Once again, now, how did Jesus get real with His friends? He got real with His friends by understanding the weakness of their flesh, but at the same time loving the willingness of their spirits. He saw them not just for what they were but also for what they could become. And so Jesus got real with immature John by trusting John with significant things to do. Instead of writing off John’s youth and inexperience, Jesus gave John important things to do. From the cross, Jesus entrusted his mother’s welfare to John. A little later, in the Gospel which bears John’s name, the risen Jesus singled John out for special prominence. Jesus shaped John by trusting him in spite of his immaturity.
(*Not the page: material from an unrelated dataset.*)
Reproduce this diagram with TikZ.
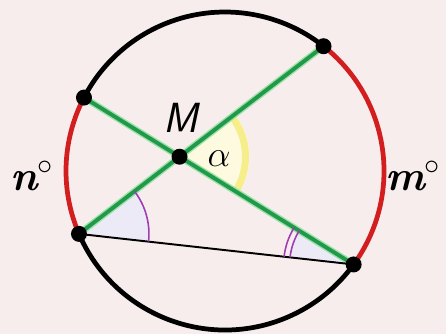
\documentclass[tikz,border=0pt]{standalone}
\usepackage{xcolor}
\usepackage{tikz}
\usetikzlibrary{angles}
\definecolor{PageRose}{HTML}{F8EDED}
\definecolor{ArcRed}{HTML}{D21E1E}
\definecolor{ChordGreen}{HTML}{22984A}
\definecolor{GlowGreen}{HTML}{9BE3A8}
\definecolor{MarkPurple}{HTML}{A23CB4}
\definecolor{SoftBlue}{HTML}{ECEAF6}
\definecolor{AngleYellow}{HTML}{F4EA6E}

\tikzset{
  dot/.style={circle, fill=black, inner sep=0pt, minimum size=0.32cm},
  rim/.style={line width=2.7pt},
  chord/.style={line width=2.2pt, draw=ChordGreen},
  glow/.style={line width=3.8pt, draw=GlowGreen}
}

\begin{document}
\begin{tikzpicture}[x=0.02cm,y=0.02cm, every node/.style={font=\fontsize{24}{24}\selectfont}]
  \fill[PageRose] (0,0) rectangle (446,334);
  \useasboundingbox (0,0) rectangle (446,334);

  \coordinate (O) at (225,163);
  \coordinate (a) at ([shift={(152.5:159)}]O);
  \coordinate (b) at ([shift={(51.7:159)}]O);
  \coordinate (c) at ([shift={(203.3:159)}]O);
  \coordinate (d) at ([shift={(324:159)}]O);
  \coordinate (m) at (intersection of a--d and c--b);

  % angle fills
  \pic[fill=SoftBlue, angle radius=1.4cm] {angle = d--c--b};
  \pic[fill=SoftBlue, angle radius=1.3cm] {angle = a--d--c};
  \pic[fill=AngleYellow!22, angle radius=1.4cm] {angle = d--m--b};
  \pic[draw=AngleYellow!80, line width=4pt, angle radius=1.32cm] {angle = d--m--b};

  % circle
  \draw[rim] (b) arc[start angle=51.7, end angle=152.5, radius=159];
  \draw[rim] (c) arc[start angle=203.3, end angle=324, radius=159];
  \draw[rim, ArcRed] (a) arc[start angle=152.5, end angle=203.3, radius=159];
  \draw[rim, ArcRed] (d) arc[start angle=-36, end angle=51.7, radius=159];

  % chords
  \draw[glow] (a) -- (d);
  \draw[glow] (c) -- (b);
  \draw[chord] (a) -- (d);
  \draw[chord] (c) -- (b);
  \draw[line width=1.1pt] (c) -- (d);

  \pic[draw=MarkPurple, line width=0.9pt, angle radius=1.4cm] {angle = d--c--b};
  \pic[draw=MarkPurple, line width=0.9pt, angle radius=1.28cm] {angle = a--d--c};
  \pic[draw=MarkPurple, line width=0.9pt, angle radius=1.4cm] {angle = a--d--c};

  \node[dot] (A) at (a) {};
  \node[dot] (B) at (b) {};
  \node[dot] (C) at (c) {};
  \node[dot] (D) at (d) {};
  \node[dot] (M) at (m) {};

  \node (Mlab) at (181,216) {\sffamily\itshape M};
  \node (alab) at (219,175) {\fontsize{20}{20}\selectfont$\alpha$};
  \node (nlab) at (32,158) {\bfseries\itshape n${}^\circ$};
  \node (mlab) at (413,158) {\bfseries\itshape m${}^\circ$};
\end{tikzpicture}
\end{document}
One of my students at the University of Kentucky came to a recommitment point in his life. So he went to his pastor to see what he could do for the Kingdom; the pastor looked at him and saw nothing more than a nineteen-year-old wet-behind-the-ears kid, and said, “Well, maybe we could mow the grass more often.” My young student was crushed; in his impulsiveness he had asked to do something for the Lord but was given nothing but a brush-off. Jesus would not have done that. Jesus would have understood that he might be young and unfinished; but Jesus would have loved his willing spirit and would have given him something real to do. That is, once again, how we get real with our friends.

Conclusion

Aren’t you glad that Jesus always gets real with His friends? For He has called us friends. He understands us, but He keeps on loving us. Even when we are Peter and our promises outstrip the truth, He loves us enough to confront us. Even when we are James and our ambition blinds us, He loves us enough to probe at us. And even when we are John and reach for more than we can handle, He loves us enough to entrust us with something to do for the Kingdom.

I’m so glad that Jesus has called us friends. I’m so glad that He is making us into real friends. I’m so glad that what I am today is not yet what I shall be, for I have a friend, oh, such a friend, who love me e’er I knew Him. He drew me with the cords of love, and thus He bound me to Him. That’s real.